§ **PROBLEM DETAILS**: Copy exactly, and only, the lines below from the first through the one containing "const ticks = [0, 20, 40, 60, 80, 100];", both included; pictures are omitted.

§ **AVAILABLE DATA**:
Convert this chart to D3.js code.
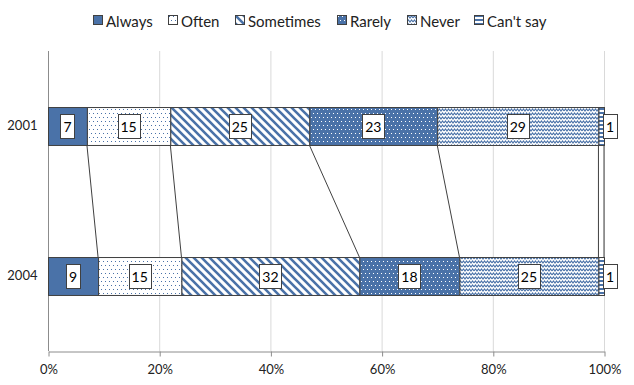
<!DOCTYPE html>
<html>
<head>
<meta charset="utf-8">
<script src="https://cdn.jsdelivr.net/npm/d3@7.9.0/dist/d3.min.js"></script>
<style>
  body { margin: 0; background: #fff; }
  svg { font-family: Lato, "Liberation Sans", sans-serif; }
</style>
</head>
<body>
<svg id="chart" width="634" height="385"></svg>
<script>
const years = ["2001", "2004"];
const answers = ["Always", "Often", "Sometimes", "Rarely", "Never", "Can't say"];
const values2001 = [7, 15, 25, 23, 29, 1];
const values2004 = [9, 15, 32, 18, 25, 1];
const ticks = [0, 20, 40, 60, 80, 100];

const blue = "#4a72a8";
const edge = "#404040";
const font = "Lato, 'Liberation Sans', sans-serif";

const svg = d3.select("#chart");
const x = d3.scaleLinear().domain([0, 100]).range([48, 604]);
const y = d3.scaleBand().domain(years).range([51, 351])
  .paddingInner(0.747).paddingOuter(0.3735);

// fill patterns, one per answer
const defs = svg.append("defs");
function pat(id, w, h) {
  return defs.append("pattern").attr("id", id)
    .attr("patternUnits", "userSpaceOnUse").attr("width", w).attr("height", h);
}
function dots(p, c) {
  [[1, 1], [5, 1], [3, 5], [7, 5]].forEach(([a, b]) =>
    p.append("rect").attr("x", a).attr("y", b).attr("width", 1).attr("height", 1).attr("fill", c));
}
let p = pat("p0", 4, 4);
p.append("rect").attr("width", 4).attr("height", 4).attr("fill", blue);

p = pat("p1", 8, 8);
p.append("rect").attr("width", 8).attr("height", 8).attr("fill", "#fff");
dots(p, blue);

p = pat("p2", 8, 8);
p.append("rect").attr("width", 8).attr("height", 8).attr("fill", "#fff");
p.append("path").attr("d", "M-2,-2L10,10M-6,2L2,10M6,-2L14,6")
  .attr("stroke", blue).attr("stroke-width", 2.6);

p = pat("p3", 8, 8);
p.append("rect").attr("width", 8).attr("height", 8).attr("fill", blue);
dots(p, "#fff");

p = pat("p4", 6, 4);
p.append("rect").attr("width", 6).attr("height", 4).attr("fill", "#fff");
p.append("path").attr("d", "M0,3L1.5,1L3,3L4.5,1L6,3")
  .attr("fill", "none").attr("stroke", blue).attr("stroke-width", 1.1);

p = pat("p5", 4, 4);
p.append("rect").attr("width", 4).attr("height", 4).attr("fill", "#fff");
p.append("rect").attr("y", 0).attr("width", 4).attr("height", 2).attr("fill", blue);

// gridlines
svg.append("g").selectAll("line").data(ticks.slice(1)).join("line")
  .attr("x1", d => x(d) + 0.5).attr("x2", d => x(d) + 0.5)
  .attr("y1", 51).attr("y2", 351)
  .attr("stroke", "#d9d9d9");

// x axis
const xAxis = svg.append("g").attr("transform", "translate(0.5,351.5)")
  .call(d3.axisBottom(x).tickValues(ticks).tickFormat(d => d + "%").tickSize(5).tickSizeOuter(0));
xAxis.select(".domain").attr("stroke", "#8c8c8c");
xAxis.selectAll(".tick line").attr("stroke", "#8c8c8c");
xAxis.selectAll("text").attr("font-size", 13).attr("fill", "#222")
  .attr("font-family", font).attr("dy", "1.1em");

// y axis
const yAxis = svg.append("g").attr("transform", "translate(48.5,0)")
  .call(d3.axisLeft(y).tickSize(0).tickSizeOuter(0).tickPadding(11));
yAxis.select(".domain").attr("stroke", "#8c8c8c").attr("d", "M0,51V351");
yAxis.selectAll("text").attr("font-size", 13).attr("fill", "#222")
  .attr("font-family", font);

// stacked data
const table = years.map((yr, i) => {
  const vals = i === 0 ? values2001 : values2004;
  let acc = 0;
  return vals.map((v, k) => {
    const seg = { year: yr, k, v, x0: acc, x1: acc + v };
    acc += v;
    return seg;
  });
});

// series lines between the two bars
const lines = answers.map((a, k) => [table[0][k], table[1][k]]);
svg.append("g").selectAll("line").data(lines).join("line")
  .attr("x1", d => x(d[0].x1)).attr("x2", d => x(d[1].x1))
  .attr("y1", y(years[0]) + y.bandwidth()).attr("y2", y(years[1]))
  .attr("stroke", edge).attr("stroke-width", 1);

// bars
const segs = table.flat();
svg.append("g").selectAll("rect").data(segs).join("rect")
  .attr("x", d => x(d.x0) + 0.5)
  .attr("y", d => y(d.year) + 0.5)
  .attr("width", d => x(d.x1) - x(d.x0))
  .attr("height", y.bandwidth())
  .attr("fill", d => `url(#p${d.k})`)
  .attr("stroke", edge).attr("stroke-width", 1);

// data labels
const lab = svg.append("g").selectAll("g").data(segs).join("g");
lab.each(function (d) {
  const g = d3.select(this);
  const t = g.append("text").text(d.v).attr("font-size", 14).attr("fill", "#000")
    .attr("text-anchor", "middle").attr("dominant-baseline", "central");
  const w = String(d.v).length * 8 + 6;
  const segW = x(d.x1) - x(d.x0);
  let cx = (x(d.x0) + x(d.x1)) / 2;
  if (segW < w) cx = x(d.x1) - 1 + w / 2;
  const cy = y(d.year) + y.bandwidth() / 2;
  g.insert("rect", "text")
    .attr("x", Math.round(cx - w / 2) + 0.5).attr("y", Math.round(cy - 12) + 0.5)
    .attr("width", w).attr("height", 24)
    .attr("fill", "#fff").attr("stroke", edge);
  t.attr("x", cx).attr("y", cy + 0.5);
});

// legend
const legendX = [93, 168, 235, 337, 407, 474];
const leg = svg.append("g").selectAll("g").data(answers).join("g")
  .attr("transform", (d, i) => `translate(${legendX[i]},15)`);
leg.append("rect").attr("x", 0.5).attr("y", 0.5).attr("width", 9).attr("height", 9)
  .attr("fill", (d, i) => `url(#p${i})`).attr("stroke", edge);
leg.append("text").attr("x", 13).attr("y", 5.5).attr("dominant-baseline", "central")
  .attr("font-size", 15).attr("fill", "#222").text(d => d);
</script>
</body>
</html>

§ **REPLY TO THE TASK**:
Convert this chart to D3.js code.
<!DOCTYPE html>
<html>
<head>
<meta charset="utf-8">
<script src="https://cdn.jsdelivr.net/npm/d3@7.9.0/dist/d3.min.js"></script>
<style>
  body { margin: 0; background: #fff; }
  svg { font-family: Lato, "Liberation Sans", sans-serif; }
</style>
</head>
<body>
<svg id="chart" width="634" height="385"></svg>
<script>
const years = ["2001", "2004"];
const answers = ["Always", "Often", "Sometimes", "Rarely", "Never", "Can't say"];
const values2001 = [7, 15, 25, 23, 29, 1];
const values2004 = [9, 15, 32, 18, 25, 1];
const ticks = [0, 20, 40, 60, 80, 100];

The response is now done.